GIVEN INFORMATION>
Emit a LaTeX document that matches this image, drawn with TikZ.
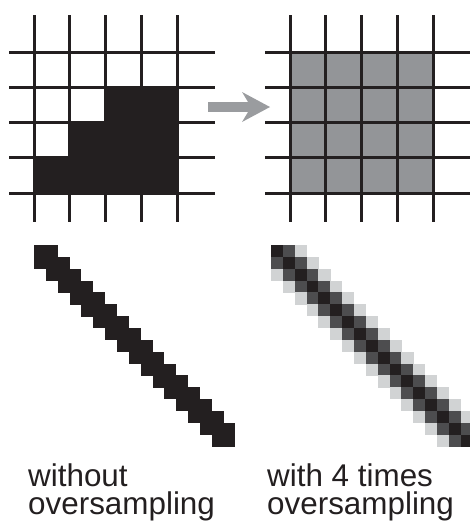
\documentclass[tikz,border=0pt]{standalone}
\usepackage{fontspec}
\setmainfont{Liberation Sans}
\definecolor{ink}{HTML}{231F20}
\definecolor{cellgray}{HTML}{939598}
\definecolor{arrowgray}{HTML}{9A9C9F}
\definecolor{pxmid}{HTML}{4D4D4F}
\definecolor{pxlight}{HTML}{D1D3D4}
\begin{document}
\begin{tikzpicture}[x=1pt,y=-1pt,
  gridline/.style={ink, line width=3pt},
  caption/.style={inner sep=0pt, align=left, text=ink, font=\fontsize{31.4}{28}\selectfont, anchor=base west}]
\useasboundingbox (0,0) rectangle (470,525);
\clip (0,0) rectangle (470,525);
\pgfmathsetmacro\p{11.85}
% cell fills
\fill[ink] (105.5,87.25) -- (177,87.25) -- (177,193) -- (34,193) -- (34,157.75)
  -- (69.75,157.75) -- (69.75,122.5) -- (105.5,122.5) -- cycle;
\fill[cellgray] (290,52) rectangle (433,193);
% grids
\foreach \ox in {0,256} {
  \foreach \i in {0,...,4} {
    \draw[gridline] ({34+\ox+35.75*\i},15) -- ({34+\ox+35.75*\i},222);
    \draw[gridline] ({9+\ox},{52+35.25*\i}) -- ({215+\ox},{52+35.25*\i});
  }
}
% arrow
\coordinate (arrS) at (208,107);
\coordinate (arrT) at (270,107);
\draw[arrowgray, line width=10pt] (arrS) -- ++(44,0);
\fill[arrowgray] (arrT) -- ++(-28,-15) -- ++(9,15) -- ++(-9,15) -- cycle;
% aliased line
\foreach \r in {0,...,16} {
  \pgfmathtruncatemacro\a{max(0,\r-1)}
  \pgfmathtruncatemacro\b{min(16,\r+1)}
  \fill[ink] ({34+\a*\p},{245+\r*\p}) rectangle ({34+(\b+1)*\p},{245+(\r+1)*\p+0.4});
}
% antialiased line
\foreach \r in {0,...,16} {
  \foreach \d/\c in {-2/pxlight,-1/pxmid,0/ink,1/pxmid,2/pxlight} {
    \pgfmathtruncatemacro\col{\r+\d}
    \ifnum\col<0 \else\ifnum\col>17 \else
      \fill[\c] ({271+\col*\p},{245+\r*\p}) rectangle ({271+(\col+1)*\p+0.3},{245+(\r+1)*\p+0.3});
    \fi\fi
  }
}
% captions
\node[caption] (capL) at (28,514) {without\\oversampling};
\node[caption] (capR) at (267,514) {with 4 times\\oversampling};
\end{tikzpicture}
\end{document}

INSTRUCTIONS TO FOLLOW> Copy each line above precisely, dropping the pictures.

ANSWER FOR THIS EXERCISE>
Emit a LaTeX document that matches this image, drawn with TikZ.
\documentclass[tikz,border=0pt]{standalone}
\usepackage{fontspec}
\setmainfont{Liberation Sans}
\definecolor{ink}{HTML}{231F20}
\definecolor{cellgray}{HTML}{939598}
\definecolor{arrowgray}{HTML}{9A9C9F}
\definecolor{pxmid}{HTML}{4D4D4F}
\definecolor{pxlight}{HTML}{D1D3D4}
\begin{document}
\begin{tikzpicture}[x=1pt,y=-1pt,
  gridline/.style={ink, line width=3pt},
  caption/.style={inner sep=0pt, align=left, text=ink, font=\fontsize{31.4}{28}\selectfont, anchor=base west}]
\useasboundingbox (0,0) rectangle (470,525);
\clip (0,0) rectangle (470,525);
\pgfmathsetmacro\p{11.85}
% cell fills
\fill[ink] (105.5,87.25) -- (177,87.25) -- (177,193) -- (34,193) -- (34,157.75)
  -- (69.75,157.75) -- (69.75,122.5) -- (105.5,122.5) -- cycle;
\fill[cellgray] (290,52) rectangle (433,193);
% grids
\foreach \ox in {0,256} {
  \foreach \i in {0,...,4} {
    \draw[gridline] ({34+\ox+35.75*\i},15) -- ({34+\ox+35.75*\i},222);
    \draw[gridline] ({9+\ox},{52+35.25*\i}) -- ({215+\ox},{52+35.25*\i});
  }
}
% arrow
\coordinate (arrS) at (208,107);
\coordinate (arrT) at (270,107);
\draw[arrowgray, line width=10pt] (arrS) -- ++(44,0);
\fill[arrowgray] (arrT) -- ++(-28,-15) -- ++(9,15) -- ++(-9,15) -- cycle;
% aliased line
\foreach \r in {0,...,16} {
  \pgfmathtruncatemacro\a{max(0,\r-1)}
  \pgfmathtruncatemacro\b{min(16,\r+1)}
  \fill[ink] ({34+\a*\p},{245+\r*\p}) rectangle ({34+(\b+1)*\p},{245+(\r+1)*\p+0.4});
}
% antialiased line
\foreach \r in {0,...,16} {
  \foreach \d/\c in {-2/pxlight,-1/pxmid,0/ink,1/pxmid,2/pxlight} {
    \pgfmathtruncatemacro\col{\r+\d}
    \ifnum\col<0 \else\ifnum\col>17 \else
      \fill[\c] ({271+\col*\p},{245+\r*\p}) rectangle ({271+(\col+1)*\p+0.3},{245+(\r+1)*\p+0.3});
    \fi\fi
  }
}
% captions
\node[caption] (capL) at (28,514) {without\\oversampling};
\node[caption] (capR) at (267,514) {with 4 times\\oversampling};
\end{tikzpicture}
\end{document}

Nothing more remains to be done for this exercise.